Enlisted Men's Wool Service Cap with enlisted men's cap insignia
The enlisted men's service cap was made from a rougher weave of wool and lacked the gold mohair band of the officer's cap. Note the enlisted men's cap insignia.
M1912 service hat
Also known as the campaign hat, this size 7 Service Hat has a shoestring type chin strap rather than the leather chin strap found on later style hats. However this hat does have makeshift slits on each side for a leather chin strap. A colored hat cord denoting the soldier's branch of service (i.e.- Light blue for infantry, yellow for cavalry, red for artillery, black and gold for officers ) was worn on the hat. During World War I, the much loved campaign hats were replaced by the wool overseas cap. This was done because the campaign hats could not be stored easily when not worn.
Wool overseas caps were worn by soldiers not at the front line in France.
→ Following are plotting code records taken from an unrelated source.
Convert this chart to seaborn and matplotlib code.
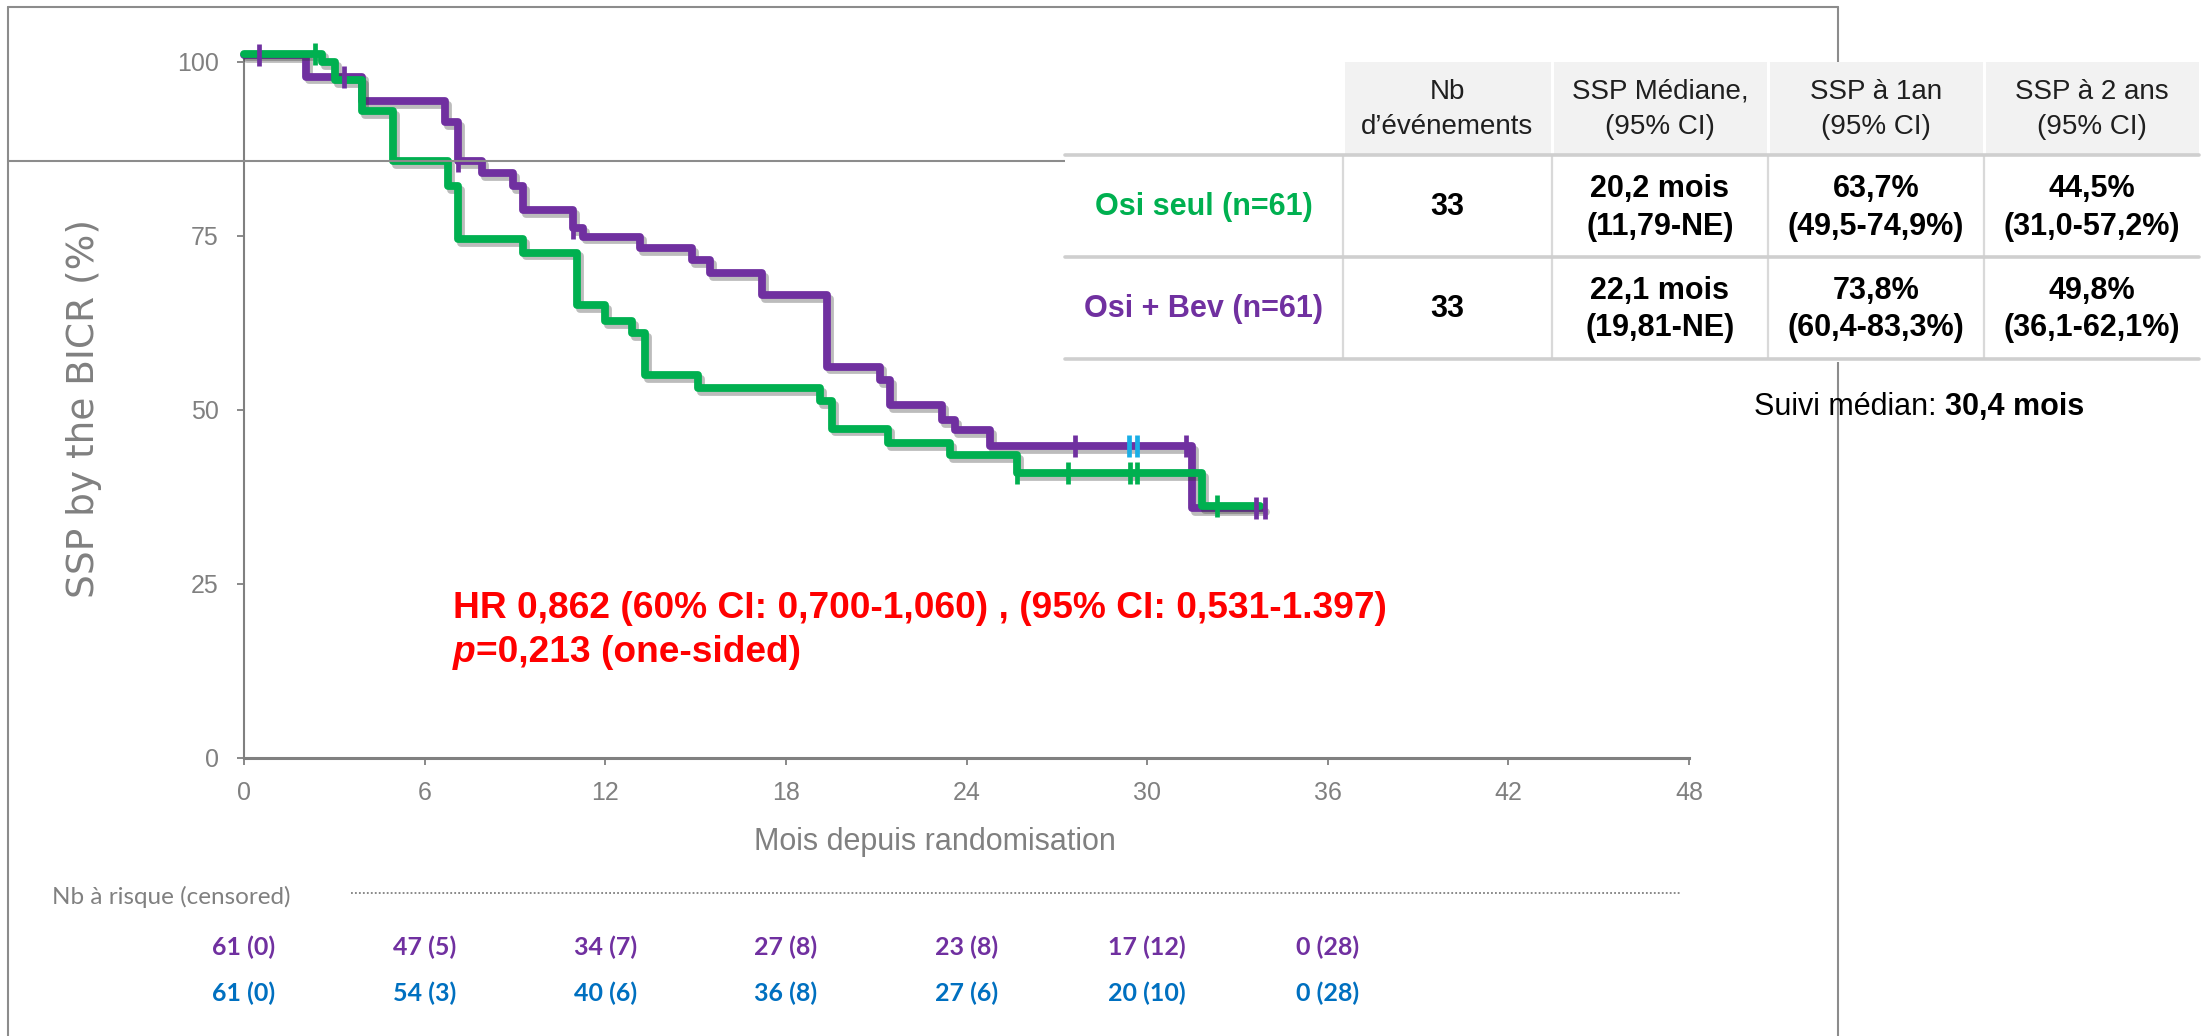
import numpy as np
import pandas as pd
import matplotlib
matplotlib.use("Agg")
import matplotlib.pyplot as plt
import matplotlib.patheffects as pe
import matplotlib.transforms as mtransforms
from matplotlib.lines import Line2D
from matplotlib.patches import Rectangle
import seaborn as sns

# ---------------------------------------------------------------- data
# Kaplan-Meier steps: time of each step (months) and PFS (%) after it
osi_time = [0.0, 2.58, 3.02, 3.91, 4.96, 6.79, 7.12, 9.28, 11.05, 12.0, 12.88,
            13.32, 15.09, 19.14, 19.52, 21.4, 23.45, 25.67, 31.82, 33.75]
osi_surv = [101.2, 100.0, 97.4, 92.9, 85.7, 82.1, 74.6, 72.6, 65.1, 62.7, 61.0,
            55.0, 53.1, 51.2, 47.3, 45.2, 43.5, 40.9, 36.1, 36.1]
bev_time = [0.0, 2.06, 3.91, 6.68, 7.12, 7.9, 8.95, 9.28, 10.94, 11.27, 13.16,
            14.87, 15.48, 17.2, 19.36, 21.13, 21.46, 23.18, 23.62, 24.78, 31.48, 33.86]
bev_surv = [101.0, 97.9, 94.4, 91.4, 85.7, 84.0, 82.1, 78.7, 76.1, 74.9, 73.2,
            71.5, 69.6, 66.5, 56.2, 54.3, 50.7, 48.5, 47.1, 44.8, 35.8, 35.8]

# censoring times (months)
osi_censor = [2.36, 25.67, 27.36, 29.43, 29.68, 32.32]
bev_censor = [0.51, 3.32, 7.12, 10.94, 27.6, 31.3, 33.6, 33.9]
bev_censor_blue = [29.41, 29.68]

# numbers at risk (censored)
risk_times = [0, 6, 12, 18, 24, 30, 36]
bev_at_risk = [61, 47, 34, 27, 23, 17, 0]
bev_censored = [0, 5, 7, 8, 8, 12, 28]
osi_at_risk = [61, 54, 40, 36, 27, 20, 0]
osi_censored = [0, 3, 6, 8, 6, 10, 28]

# summary table
header_top = ["Nb", "SSP Médiane,", "SSP à 1an", "SSP à 2 ans"]
header_bottom = ["d’événements", "(95% CI)", "(95% CI)", "(95% CI)"]
arm_labels = ["Osi seul (n=61)", "Osi + Bev (n=61)"]
events = ["33", "33"]
median_pfs = ["20,2 mois", "22,1 mois"]
median_ci = ["(11,79-NE)", "(19,81-NE)"]
pfs_1y = ["63,7%", "73,8%"]
pfs_1y_ci = ["(49,5-74,9%)", "(60,4-83,3%)"]
pfs_2y = ["44,5%", "49,8%"]
pfs_2y_ci = ["(31,0-57,2%)", "(36,1-62,1%)"]

hr_line = "HR 0,862 (60% CI: 0,700-1,060) , (95% CI: 0,531-1.397)"
p_line = "=0,213 (one-sided)"
follow_up = "30,4 mois"

# ---------------------------------------------------------------- style
GREEN = "#00B050"
PURPLE = "#7030A0"
BLUE = "#0070C0"
LIGHTBLUE = "#1AAEE6"
GRAY = "#808080"
FRAME = "#8C8C8C"
TXT = "#1F1F1F"

sns.set_theme(style="white")
plt.rcParams["font.family"] = ["Liberation Sans", "DejaVu Sans"]

W, H = 2212, 1036
fig = plt.figure(figsize=(W / 100, H / 100), dpi=100)


def fx(px):
    return px / W


def fy(py):
    return 1 - py / H


# ---------------------------------------------------------------- KM plot
ax = fig.add_axes([fx(244), fy(757.5), 1445 / W, 702.5 / H])
ax.patch.set_visible(False)

df = pd.concat([
    pd.DataFrame({"time": bev_time, "surv": bev_surv, "arm": "Osi + Bev"}),
    pd.DataFrame({"time": osi_time, "surv": osi_surv, "arm": "Osi seul"}),
], ignore_index=True)
palette = {"Osi seul": GREEN, "Osi + Bev": PURPLE}

sns.lineplot(data=df, x="time", y="surv", hue="arm",
             hue_order=["Osi + Bev", "Osi seul"], palette=palette,
             estimator=None, sort=False, drawstyle="steps-post",
             linewidth=5.6, legend=False, ax=ax)
shadow = [pe.SimpleLineShadow(offset=(2.2, -2.8), shadow_color="#303030", alpha=0.32),
          pe.Normal()]
for ln in ax.lines:
    ln.set_clip_on(False)
    ln.set_path_effects(shadow)
    ln.set_zorder(3)


def step_value(times, surv, t):
    idx = np.searchsorted(np.asarray(times), np.asarray(t), side="right") - 1
    return np.asarray(surv)[idx]


tick_kw = dict(marker="|", s=260, linewidths=3.4, clip_on=False, zorder=4)
ax.scatter(bev_censor, step_value(bev_time, bev_surv, bev_censor), color=PURPLE, **tick_kw)
ax.scatter(bev_censor_blue, step_value(bev_time, bev_surv, bev_censor_blue), color=LIGHTBLUE, **tick_kw)
ax.scatter(osi_censor, step_value(osi_time, osi_surv, osi_censor), color=GREEN, **tick_kw)

ax.set_xlim(0, 48)
ax.set_ylim(0, 101)
ax.set_xticks(range(0, 49, 6))
ax.set_yticks([0, 25, 50, 75, 100])
sns.despine(ax=ax)
ax.spines["left"].set_color(GRAY)
ax.spines["left"].set_linewidth(1.5)
ax.spines["bottom"].set_color(GRAY)
ax.spines["bottom"].set_linewidth(2.2)
ax.tick_params(axis="both", colors=GRAY, labelsize=18, length=5, width=1.3,
               direction="out", left=True, bottom=True)
ax.tick_params(axis="x", pad=12)
ax.tick_params(axis="y", pad=13)
ax.grid(False)

ax.set_xlabel("Mois depuis randomisation", fontsize=22, color=GRAY, va="center")
ax.xaxis.set_label_coords((935 - 244) / 1445, (757.5 - 842) / 702.5)
ax.set_ylabel("SSP by the BICR (%)", fontsize=27, color=GRAY, va="center",
              family="DejaVu Sans")
ax.yaxis.set_label_coords((84 - 244) / 1445, (757.5 - 409) / 702.5)

# ---------------------------------------------------------------- frame
frame_kw = dict(transform=fig.transFigure, color=FRAME, linewidth=1.5, zorder=1)
fig.add_artist(Line2D([fx(8), fx(8)], [fy(7), fy(H)], **frame_kw))
fig.add_artist(Line2D([fx(8), fx(1838)], [fy(7), fy(7)], **frame_kw))
fig.add_artist(Line2D([fx(1838), fx(1838)], [fy(7), fy(H)], **frame_kw))
fig.add_artist(Line2D([fx(8), fx(1065)], [fy(161), fy(161)], **frame_kw))

# ---------------------------------------------------------------- summary table
col_edges = [1065, 1343, 1552, 1768, 1984, 2199]
row_edges = [62, 155, 257, 359]


def rect(x0, y0, x1, y1, color, z):
    fig.add_artist(Rectangle((fx(x0), fy(y1)), fx(x1) - fx(x0), fy(y0) - fy(y1),
                             transform=fig.transFigure, facecolor=color,
                             edgecolor="none", zorder=z))


def hline(y, x0, x1, color, lw, z=6):
    fig.add_artist(Line2D([fx(x0), fx(x1)], [fy(y), fy(y)], transform=fig.transFigure,
                          color=color, linewidth=lw, zorder=z))


def vline(x, y0, y1, color, lw, z=6):
    fig.add_artist(Line2D([fx(x), fx(x)], [fy(y0), fy(y1)], transform=fig.transFigure,
                          color=color, linewidth=lw, zorder=z))


rect(col_edges[0], row_edges[0], col_edges[-1], row_edges[-1] + 3, "white", 5)
rect(col_edges[1], row_edges[0], col_edges[-1], row_edges[1], "#F2F2F2", 5)
for x in col_edges[1:-1]:
    vline(x, row_edges[0], row_edges[1], "white", 2.2)
    vline(x, row_edges[1], row_edges[-1], "#D9D9D9", 1.6)
for y in row_edges[1:]:
    hline(y, col_edges[0], col_edges[-1], "#CFCFCF", 2.6, z=7)

centers = [(a + b) / 2 for a, b in zip(col_edges[:-1], col_edges[1:])]
txt_kw = dict(transform=fig.transFigure, ha="center", va="center", zorder=8)
for c, top, bot in zip(centers[1:], header_top, header_bottom):
    fig.text(fx(c), fy(92), top, fontsize=20, color=TXT, **txt_kw)
    fig.text(fx(c), fy(127), bot, fontsize=20, color=TXT, **txt_kw)

row_mid = [206.7, 309]
row_l1 = [189, 291]
row_l2 = [227, 328]
arm_colors = [GREEN, PURPLE]
for i in range(2):
    fig.text(fx(centers[0]), fy(row_mid[i]), arm_labels[i], fontsize=22,
             fontweight="bold", color=arm_colors[i], **txt_kw)
    fig.text(fx(centers[1]), fy(row_mid[i]), events[i], fontsize=22,
             fontweight="bold", color="black", **txt_kw)
    for c, a, b in zip(centers[2:], [median_pfs[i], pfs_1y[i], pfs_2y[i]],
                       [median_ci[i], pfs_1y_ci[i], pfs_2y_ci[i]]):
        fig.text(fx(c), fy(row_l1[i]), a, fontsize=22, fontweight="bold",
                 color="black", **txt_kw)
        fig.text(fx(c), fy(row_l2[i]), b, fontsize=22, fontweight="bold",
                 color="black", **txt_kw)

renderer = fig.canvas.get_renderer()


def text_run(x, y, parts, fontsize, color, z=8):
    """Draw consecutive text pieces on one baseline starting at pixel x."""
    cur = fx(x)
    for s, weight, style in parts:
        t = fig.text(cur, fy(y), s, fontsize=fontsize, color=color, fontweight=weight,
                     fontstyle=style, ha="left", va="baseline",
                     transform=fig.transFigure, zorder=z)
        bb = t.get_window_extent(renderer=renderer)
        cur = bb.x1 / W


text_run(1754, 415, [("Suivi médian: ", "normal", "normal"),
                     (follow_up, "bold", "normal")], 22, "black")

# ---------------------------------------------------------------- HR annotation
text_run(453, 618, [(hr_line, "bold", "normal")], 26.7, "#FF0000")
text_run(453, 662, [("p", "bold", "italic"), (p_line, "bold", "normal")], 26.7, "#FF0000")

# ---------------------------------------------------------------- numbers at risk
fig.text(fx(52), fy(904), "Nb à risque (censored)", fontsize=17.5, color=GRAY,
         family=["Lato", "DejaVu Sans"], ha="left", va="baseline")
fig.add_artist(Line2D([fx(351), fx(1681)], [fy(893), fy(893)], transform=fig.transFigure,
                      color=GRAY, linewidth=1.3, linestyle=(0, (1, 1.2))))

risk_tr = mtransforms.blended_transform_factory(ax.transData, fig.transFigure)
for t, n1, c1, n2, c2 in zip(risk_times, bev_at_risk, bev_censored, osi_at_risk, osi_censored):
    ax.text(t, fy(955), f"{n1} ({c1})", transform=risk_tr, ha="center", va="baseline",
            fontsize=18, fontweight="bold", color=PURPLE, family=["Lato", "DejaVu Sans"],
            clip_on=False)
    ax.text(t, fy(1001), f"{n2} ({c2})", transform=risk_tr, ha="center", va="baseline",
            fontsize=18, fontweight="bold", color=BLUE, family=["Lato", "DejaVu Sans"],
            clip_on=False)

fig.savefig("out.png", dpi=100)
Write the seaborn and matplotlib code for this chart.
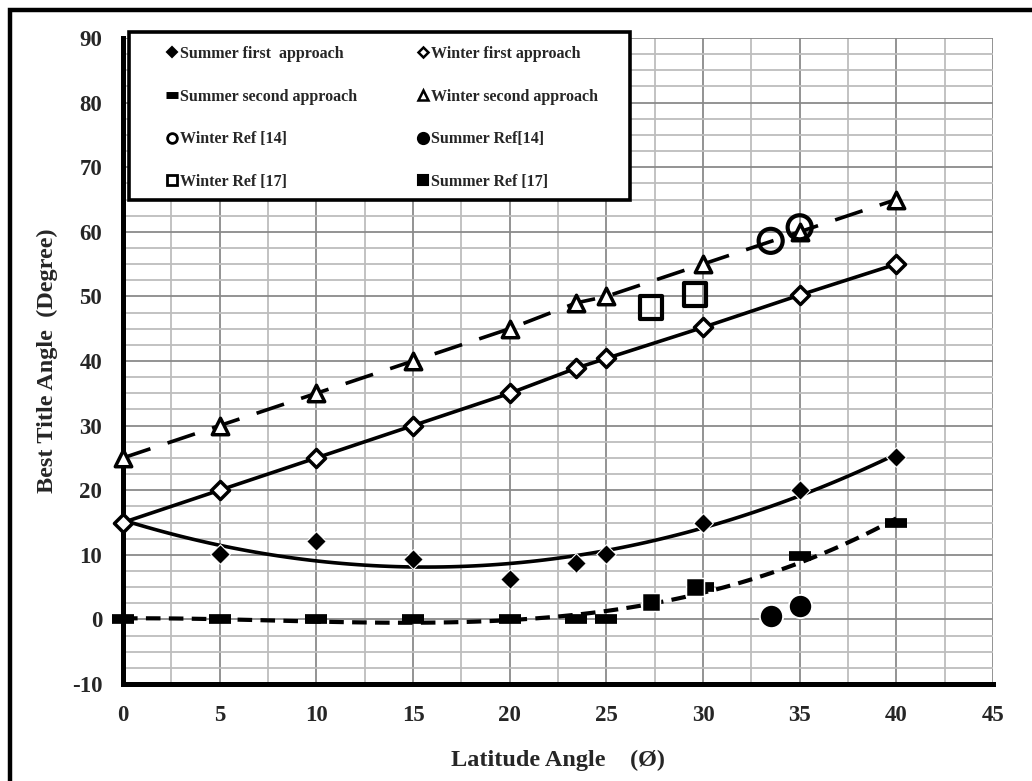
import seaborn as sns
import matplotlib.pyplot as plt
import numpy as np
import pandas as pd
from matplotlib.lines import Line2D
from matplotlib.patches import Rectangle

# latitude values used by the model series
lat = [0, 5, 10, 15, 20, 23.45, 25, 30, 35, 40]
summer_first = [15, 10.1, 12.1, 9.4, 6.3, 8.7, 10.2, 15, 20.1, 25.2]
winter_first = [15, 20, 25, 30, 35, 38.9, 40.4, 45.2, 50.2, 55]
summer_second = [0, 0, 0, 0, 0, 0, 0, 5, 9.8, 15]
winter_second = [25, 30, 35, 40, 45, 49, 50, 55, 60, 65]

# reference points
ref14_x = [33.5, 35]
winter_ref14 = [58.6, 60.7]
summer_ref14 = [0.5, 2.0]
ref17_x = [27.3, 29.6]
winter_ref17 = [48.3, 50.3]
summer_ref17 = [2.7, 5.0]

df = pd.DataFrame({'lat': lat, 'sf': summer_first, 'wf': winter_first,
                   'ss': summer_second, 'ws': winter_second})

sns.set_style('white')
plt.rcParams['font.family'] = ['Liberation Serif', 'DejaVu Serif']
plt.rcParams['font.weight'] = 'bold'
plt.rcParams['axes.unicode_minus'] = False

fig = plt.figure(figsize=(10.32, 7.81), dpi=100)
ax = fig.add_axes([123/1032, 1-684/781, (993-123)/1032, (684-38)/781])

# trend lines
sns.regplot(data=df, x='lat', y='sf', order=2, ci=None, scatter=False, ax=ax,
            line_kws=dict(color='black', lw=2.6))
sns.regplot(data=df, x='lat', y='ss', order=3, ci=None, scatter=False, ax=ax,
            line_kws=dict(color='black', lw=3, dashes=(3.5, 2)))
sns.lineplot(data=df, x='lat', y='wf', color='black', lw=2.6, ax=ax)
sns.lineplot(data=df, x='lat', y='ws', color='black', lw=2.6, ax=ax, dashes=False)
ax.lines[-1].set_dashes((8, 5))

# markers
sns.scatterplot(data=df, x='lat', y='sf', marker='D', s=100, color='black', ax=ax,
                zorder=5, clip_on=False)
sns.scatterplot(data=df, x='lat', y='wf', marker='D', s=85, facecolor='white',
                edgecolor='black', linewidth=2.5, ax=ax, zorder=5, clip_on=False)
sns.scatterplot(data=df, x='lat', y='ss', marker='_', s=260, color='black',
                linewidth=7, ax=ax, zorder=5, clip_on=False)
sns.scatterplot(data=df, x='lat', y='ws', marker='^', s=140, facecolor='white',
                edgecolor='black', linewidth=2.5, ax=ax, zorder=5, clip_on=False)
sns.scatterplot(x=ref14_x, y=winter_ref14, marker='o', s=300, facecolor='none',
                edgecolor='black', linewidth=3, ax=ax, zorder=6)
sns.scatterplot(x=ref14_x, y=summer_ref14, marker='o', s=280, color='black', ax=ax, zorder=6)
sns.scatterplot(x=ref17_x, y=winter_ref17, marker='s', s=260, facecolor='none',
                edgecolor='black', linewidth=3, ax=ax, zorder=6)
sns.scatterplot(x=ref17_x, y=summer_ref17, marker='s', s=180, color='black', ax=ax, zorder=6)

ax.set_xlim(0, 45)
ax.set_ylim(-10, 90)
ax.set_xticks(np.arange(0, 46, 5))
ax.set_xticks(np.arange(0, 46, 2.5), minor=True)
ax.set_yticks(np.arange(-10, 91, 10))
ax.set_yticks(np.arange(-10, 91, 2.5), minor=True)
ax.grid(which='major', color='#8a8a8a', lw=1.3)
ax.grid(which='minor', color='#bdbdbd', lw=1.3)
ax.set_axisbelow(True)
ax.tick_params(which='both', length=0, labelsize=16.5, pad=15)
for lab in ax.get_xticklabels() + ax.get_yticklabels():
    lab.set_fontweight('bold')
for s in ['top', 'right']:
    ax.spines[s].set_visible(False)
for s in ['left', 'bottom']:
    ax.spines[s].set_color('black')
    ax.spines[s].set_linewidth(3.6)

ax.set_xlabel('Latitude Angle    (Ø)', fontsize=17.5, fontweight='bold', labelpad=17)
ax.set_ylabel('Best Title Angle  (Degree)', fontsize=17.5, fontweight='bold', labelpad=10)

# legend (frame drawn separately)
def h(marker, ms, fill='black', mew=1.5):
    return Line2D([], [], ls='none', marker=marker, ms=ms, markerfacecolor=fill,
                  markeredgecolor='black', markeredgewidth=mew)

handles = [h('D', 5), h('_', 9, mew=5), h('o', 7, 'white', 2), h('s', 7, 'white', 2),
           h('D', 5, 'white', 1.8), h('^', 7, 'white', 1.8), h('o', 8), h('s', 7)]
labels = ['Summer first  approach', 'Summer second approach', 'Winter Ref [14]',
          'Winter Ref [17]', 'Winter first approach', 'Winter second approach',
          'Summer Ref[14]', 'Summer Ref [17]']
leg = fig.legend(handles, labels, ncol=2, loc='upper left',
                 bbox_to_anchor=(166/1032, 1-46/781), borderaxespad=0, borderpad=0,
                 frameon=False, prop=dict(size=11.5, weight='bold'), handlelength=0.7,
                 handletextpad=0.15, labelspacing=1.67, columnspacing=3.8)
leg.set_zorder(10)
fig.add_artist(Rectangle((129/1032, 1-200/781), 501/1032, 168/781, transform=fig.transFigure,
                         facecolor='white', lw=2.6, edgecolor='black', zorder=9))

# outer frame
fig.add_artist(Rectangle((10/1032, -0.1), 1.2, 1-10/781 + 0.1, transform=fig.transFigure,
                         fill=False, lw=3.2, edgecolor='black'))

fig.savefig('out.png', dpi=100)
These hats replaced the campaign hats because they could be easily folded in half and stowed in a pocket or haversack. Many variations of the overseas cap exist including variations in cut and wool quality. The most common examples are shown. Some overseas caps were even manufactured by French and British tailors. Soldiers would often add insignia to the side of their caps. This would include US collar disks, branch of service disks, also officer's insignia such as crossed rifles.